You don't need a ban on those. You just need a simple regulation that you must own the security covered by the CDO/CDS, and cannot purchase coverage in excess of what you own.
Then they revert back to being insurance instead of a novel way of shorting the market. Allowing someone who doesn't own a security to purchase a CDO/CDS for it would be akin to me being allowed to take out homeowner's insurance on my neighbor's home - and if that happens, note that I have a vested interest in it burning down.
My business which is very sensitive to the economy is in the tank after having had the best month ever in February, this is already a double dip for me.

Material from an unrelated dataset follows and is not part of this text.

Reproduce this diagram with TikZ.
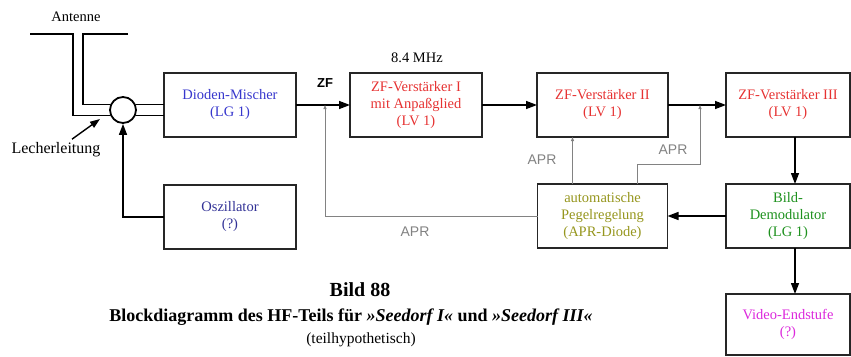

http://en.wikipedia.org/wiki/Credit_default_swap
A holder of a bond may buy protection to hedge its risk of default. In this way, a CDS is similar to credit insurance, although CDS are not similar to or subject to regulations governing casualty or life insurance. Also, investors can buy and sell protection without owning any debt of the reference entity. These naked credit default swaps allow traders to speculate on debt issues and the creditworthiness of reference entities. Credit default swaps can be used to create synthetic long and short positions in the reference entity.[4] Naked CDS constitute most of the market in CDS. In addition, credit default swaps can also be used in capital structure arbitrage.
The needed regulation is quite simple - you must own the security in question to purchase a CDS for it. No massive bureaucracy needed to enforce such.